Begin Data shown

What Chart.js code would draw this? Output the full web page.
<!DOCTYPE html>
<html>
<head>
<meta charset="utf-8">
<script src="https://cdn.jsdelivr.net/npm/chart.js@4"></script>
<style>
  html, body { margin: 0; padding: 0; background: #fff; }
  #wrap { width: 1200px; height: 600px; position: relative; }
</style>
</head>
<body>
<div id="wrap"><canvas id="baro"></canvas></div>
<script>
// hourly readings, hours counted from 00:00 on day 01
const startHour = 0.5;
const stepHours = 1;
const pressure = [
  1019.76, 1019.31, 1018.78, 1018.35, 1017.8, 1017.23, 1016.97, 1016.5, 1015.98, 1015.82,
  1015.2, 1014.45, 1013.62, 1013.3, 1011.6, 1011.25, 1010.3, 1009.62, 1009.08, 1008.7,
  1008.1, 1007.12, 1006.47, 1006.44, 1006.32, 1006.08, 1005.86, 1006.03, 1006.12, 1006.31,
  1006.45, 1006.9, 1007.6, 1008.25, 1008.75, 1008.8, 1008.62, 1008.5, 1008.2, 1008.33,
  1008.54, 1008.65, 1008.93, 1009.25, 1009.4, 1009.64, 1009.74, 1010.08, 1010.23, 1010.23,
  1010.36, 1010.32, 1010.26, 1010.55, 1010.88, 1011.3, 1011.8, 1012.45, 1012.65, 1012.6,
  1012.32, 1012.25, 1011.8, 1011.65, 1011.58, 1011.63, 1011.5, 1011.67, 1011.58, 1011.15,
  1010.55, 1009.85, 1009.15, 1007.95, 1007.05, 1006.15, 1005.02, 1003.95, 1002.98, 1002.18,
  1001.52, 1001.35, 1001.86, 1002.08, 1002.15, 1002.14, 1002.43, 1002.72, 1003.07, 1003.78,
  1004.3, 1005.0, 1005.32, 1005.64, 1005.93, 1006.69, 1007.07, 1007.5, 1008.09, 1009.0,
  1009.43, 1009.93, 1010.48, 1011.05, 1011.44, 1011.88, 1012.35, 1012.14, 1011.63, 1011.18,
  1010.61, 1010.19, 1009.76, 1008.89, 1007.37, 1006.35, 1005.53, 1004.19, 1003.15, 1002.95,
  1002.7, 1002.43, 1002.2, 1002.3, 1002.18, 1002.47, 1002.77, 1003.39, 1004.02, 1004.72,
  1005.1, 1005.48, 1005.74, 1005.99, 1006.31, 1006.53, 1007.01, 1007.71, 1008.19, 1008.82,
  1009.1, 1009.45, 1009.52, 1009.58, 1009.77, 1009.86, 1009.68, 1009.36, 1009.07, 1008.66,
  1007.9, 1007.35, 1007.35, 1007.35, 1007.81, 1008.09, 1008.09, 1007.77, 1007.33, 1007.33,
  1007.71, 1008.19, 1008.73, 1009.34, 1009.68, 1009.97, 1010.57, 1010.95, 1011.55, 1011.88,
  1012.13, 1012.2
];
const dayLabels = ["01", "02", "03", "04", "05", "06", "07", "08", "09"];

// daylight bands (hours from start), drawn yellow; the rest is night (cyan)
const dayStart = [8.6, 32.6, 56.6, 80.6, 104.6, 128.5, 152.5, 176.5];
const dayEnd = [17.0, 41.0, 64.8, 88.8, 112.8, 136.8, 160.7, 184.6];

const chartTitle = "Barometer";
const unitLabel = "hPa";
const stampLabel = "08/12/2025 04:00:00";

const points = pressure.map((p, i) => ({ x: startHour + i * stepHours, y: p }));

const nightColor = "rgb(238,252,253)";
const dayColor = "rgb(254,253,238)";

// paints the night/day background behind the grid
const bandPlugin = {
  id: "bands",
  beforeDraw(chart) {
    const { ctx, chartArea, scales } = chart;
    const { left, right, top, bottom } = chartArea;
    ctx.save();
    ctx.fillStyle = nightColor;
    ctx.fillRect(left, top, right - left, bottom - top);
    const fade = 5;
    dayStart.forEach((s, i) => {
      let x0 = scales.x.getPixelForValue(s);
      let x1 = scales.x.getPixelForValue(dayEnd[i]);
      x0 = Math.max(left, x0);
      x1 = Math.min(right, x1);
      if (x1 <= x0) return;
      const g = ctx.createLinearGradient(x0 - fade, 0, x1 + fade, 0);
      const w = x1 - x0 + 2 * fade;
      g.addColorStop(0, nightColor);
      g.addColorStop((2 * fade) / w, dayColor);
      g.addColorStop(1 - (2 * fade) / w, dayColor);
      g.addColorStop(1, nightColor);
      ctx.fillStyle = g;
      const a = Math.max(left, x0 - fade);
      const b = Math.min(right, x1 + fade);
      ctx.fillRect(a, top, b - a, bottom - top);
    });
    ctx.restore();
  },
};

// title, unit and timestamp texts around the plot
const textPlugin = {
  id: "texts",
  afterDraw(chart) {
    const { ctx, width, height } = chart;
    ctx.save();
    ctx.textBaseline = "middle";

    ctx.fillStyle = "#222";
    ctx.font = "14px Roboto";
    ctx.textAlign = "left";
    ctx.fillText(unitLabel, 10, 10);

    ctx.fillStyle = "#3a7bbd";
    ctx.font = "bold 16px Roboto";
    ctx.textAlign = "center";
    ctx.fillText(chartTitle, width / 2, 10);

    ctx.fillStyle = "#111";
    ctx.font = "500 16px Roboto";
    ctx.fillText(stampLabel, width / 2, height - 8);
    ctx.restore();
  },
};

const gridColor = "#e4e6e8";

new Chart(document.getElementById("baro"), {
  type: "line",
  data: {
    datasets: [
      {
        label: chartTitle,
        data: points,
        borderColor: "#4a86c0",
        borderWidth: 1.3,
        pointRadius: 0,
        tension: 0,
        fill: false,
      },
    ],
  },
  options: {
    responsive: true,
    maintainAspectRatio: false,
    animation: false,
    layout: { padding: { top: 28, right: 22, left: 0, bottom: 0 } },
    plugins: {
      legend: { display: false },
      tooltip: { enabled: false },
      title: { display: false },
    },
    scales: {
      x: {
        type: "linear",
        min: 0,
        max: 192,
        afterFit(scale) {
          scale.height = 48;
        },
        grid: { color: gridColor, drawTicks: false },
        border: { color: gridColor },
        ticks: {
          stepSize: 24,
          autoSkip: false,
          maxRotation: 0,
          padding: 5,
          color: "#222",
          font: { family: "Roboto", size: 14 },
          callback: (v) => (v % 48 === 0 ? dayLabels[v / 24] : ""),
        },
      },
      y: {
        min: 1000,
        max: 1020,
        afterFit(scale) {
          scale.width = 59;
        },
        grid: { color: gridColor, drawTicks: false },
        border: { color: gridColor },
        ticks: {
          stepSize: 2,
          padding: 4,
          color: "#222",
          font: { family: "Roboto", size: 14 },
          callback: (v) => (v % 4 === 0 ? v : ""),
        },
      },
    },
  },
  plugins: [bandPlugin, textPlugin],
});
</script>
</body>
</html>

End Data shown

Take the data above and return it exactly.

Task result:
What Chart.js code would draw this? Output the full web page.
<!DOCTYPE html>
<html>
<head>
<meta charset="utf-8">
<script src="https://cdn.jsdelivr.net/npm/chart.js@4"></script>
<style>
  html, body { margin: 0; padding: 0; background: #fff; }
  #wrap { width: 1200px; height: 600px; position: relative; }
</style>
</head>
<body>
<div id="wrap"><canvas id="baro"></canvas></div>
<script>
// hourly readings, hours counted from 00:00 on day 01
const startHour = 0.5;
const stepHours = 1;
const pressure = [
  1019.76, 1019.31, 1018.78, 1018.35, 1017.8, 1017.23, 1016.97, 1016.5, 1015.98, 1015.82,
  1015.2, 1014.45, 1013.62, 1013.3, 1011.6, 1011.25, 1010.3, 1009.62, 1009.08, 1008.7,
  1008.1, 1007.12, 1006.47, 1006.44, 1006.32, 1006.08, 1005.86, 1006.03, 1006.12, 1006.31,
  1006.45, 1006.9, 1007.6, 1008.25, 1008.75, 1008.8, 1008.62, 1008.5, 1008.2, 1008.33,
  1008.54, 1008.65, 1008.93, 1009.25, 1009.4, 1009.64, 1009.74, 1010.08, 1010.23, 1010.23,
  1010.36, 1010.32, 1010.26, 1010.55, 1010.88, 1011.3, 1011.8, 1012.45, 1012.65, 1012.6,
  1012.32, 1012.25, 1011.8, 1011.65, 1011.58, 1011.63, 1011.5, 1011.67, 1011.58, 1011.15,
  1010.55, 1009.85, 1009.15, 1007.95, 1007.05, 1006.15, 1005.02, 1003.95, 1002.98, 1002.18,
  1001.52, 1001.35, 1001.86, 1002.08, 1002.15, 1002.14, 1002.43, 1002.72, 1003.07, 1003.78,
  1004.3, 1005.0, 1005.32, 1005.64, 1005.93, 1006.69, 1007.07, 1007.5, 1008.09, 1009.0,
  1009.43, 1009.93, 1010.48, 1011.05, 1011.44, 1011.88, 1012.35, 1012.14, 1011.63, 1011.18,
  1010.61, 1010.19, 1009.76, 1008.89, 1007.37, 1006.35, 1005.53, 1004.19, 1003.15, 1002.95,
  1002.7, 1002.43, 1002.2, 1002.3, 1002.18, 1002.47, 1002.77, 1003.39, 1004.02, 1004.72,
  1005.1, 1005.48, 1005.74, 1005.99, 1006.31, 1006.53, 1007.01, 1007.71, 1008.19, 1008.82,
  1009.1, 1009.45, 1009.52, 1009.58, 1009.77, 1009.86, 1009.68, 1009.36, 1009.07, 1008.66,
  1007.9, 1007.35, 1007.35, 1007.35, 1007.81, 1008.09, 1008.09, 1007.77, 1007.33, 1007.33,
  1007.71, 1008.19, 1008.73, 1009.34, 1009.68, 1009.97, 1010.57, 1010.95, 1011.55, 1011.88,
  1012.13, 1012.2
];
const dayLabels = ["01", "02", "03", "04", "05", "06", "07", "08", "09"];

// daylight bands (hours from start), drawn yellow; the rest is night (cyan)
const dayStart = [8.6, 32.6, 56.6, 80.6, 104.6, 128.5, 152.5, 176.5];
const dayEnd = [17.0, 41.0, 64.8, 88.8, 112.8, 136.8, 160.7, 184.6];

const chartTitle = "Barometer";
const unitLabel = "hPa";
const stampLabel = "08/12/2025 04:00:00";

const points = pressure.map((p, i) => ({ x: startHour + i * stepHours, y: p }));

const nightColor = "rgb(238,252,253)";
const dayColor = "rgb(254,253,238)";

// paints the night/day background behind the grid
const bandPlugin = {
  id: "bands",
  beforeDraw(chart) {
    const { ctx, chartArea, scales } = chart;
    const { left, right, top, bottom } = chartArea;
    ctx.save();
    ctx.fillStyle = nightColor;
    ctx.fillRect(left, top, right - left, bottom - top);
    const fade = 5;
    dayStart.forEach((s, i) => {
      let x0 = scales.x.getPixelForValue(s);
      let x1 = scales.x.getPixelForValue(dayEnd[i]);
      x0 = Math.max(left, x0);
      x1 = Math.min(right, x1);
      if (x1 <= x0) return;
      const g = ctx.createLinearGradient(x0 - fade, 0, x1 + fade, 0);
      const w = x1 - x0 + 2 * fade;
      g.addColorStop(0, nightColor);
      g.addColorStop((2 * fade) / w, dayColor);
      g.addColorStop(1 - (2 * fade) / w, dayColor);
      g.addColorStop(1, nightColor);
      ctx.fillStyle = g;
      const a = Math.max(left, x0 - fade);
      const b = Math.min(right, x1 + fade);
      ctx.fillRect(a, top, b - a, bottom - top);
    });
    ctx.restore();
  },
};

// title, unit and timestamp texts around the plot
const textPlugin = {
  id: "texts",
  afterDraw(chart) {
    const { ctx, width, height } = chart;
    ctx.save();
    ctx.textBaseline = "middle";

    ctx.fillStyle = "#222";
    ctx.font = "14px Roboto";
    ctx.textAlign = "left";
    ctx.fillText(unitLabel, 10, 10);

    ctx.fillStyle = "#3a7bbd";
    ctx.font = "bold 16px Roboto";
    ctx.textAlign = "center";
    ctx.fillText(chartTitle, width / 2, 10);

    ctx.fillStyle = "#111";
    ctx.font = "500 16px Roboto";
    ctx.fillText(stampLabel, width / 2, height - 8);
    ctx.restore();
  },
};

const gridColor = "#e4e6e8";

new Chart(document.getElementById("baro"), {
  type: "line",
  data: {
    datasets: [
      {
        label: chartTitle,
        data: points,
        borderColor: "#4a86c0",
        borderWidth: 1.3,
        pointRadius: 0,
        tension: 0,
        fill: false,
      },
    ],
  },
  options: {
    responsive: true,
    maintainAspectRatio: false,
    animation: false,
    layout: { padding: { top: 28, right: 22, left: 0, bottom: 0 } },
    plugins: {
      legend: { display: false },
      tooltip: { enabled: false },
      title: { display: false },
    },
    scales: {
      x: {
        type: "linear",
        min: 0,
        max: 192,
        afterFit(scale) {
          scale.height = 48;
        },
        grid: { color: gridColor, drawTicks: false },
        border: { color: gridColor },
        ticks: {
          stepSize: 24,
          autoSkip: false,
          maxRotation: 0,
          padding: 5,
          color: "#222",
          font: { family: "Roboto", size: 14 },
          callback: (v) => (v % 48 === 0 ? dayLabels[v / 24] : ""),
        },
      },
      y: {
        min: 1000,
        max: 1020,
        afterFit(scale) {
          scale.width = 59;
        },
        grid: { color: gridColor, drawTicks: false },
        border: { color: gridColor },
        ticks: {
          stepSize: 2,
          padding: 4,
          color: "#222",
          font: { family: "Roboto", size: 14 },
          callback: (v) => (v % 4 === 0 ? v : ""),
        },
      },
    },
  },
  plugins: [bandPlugin, textPlugin],
});
</script>
</body>
</html>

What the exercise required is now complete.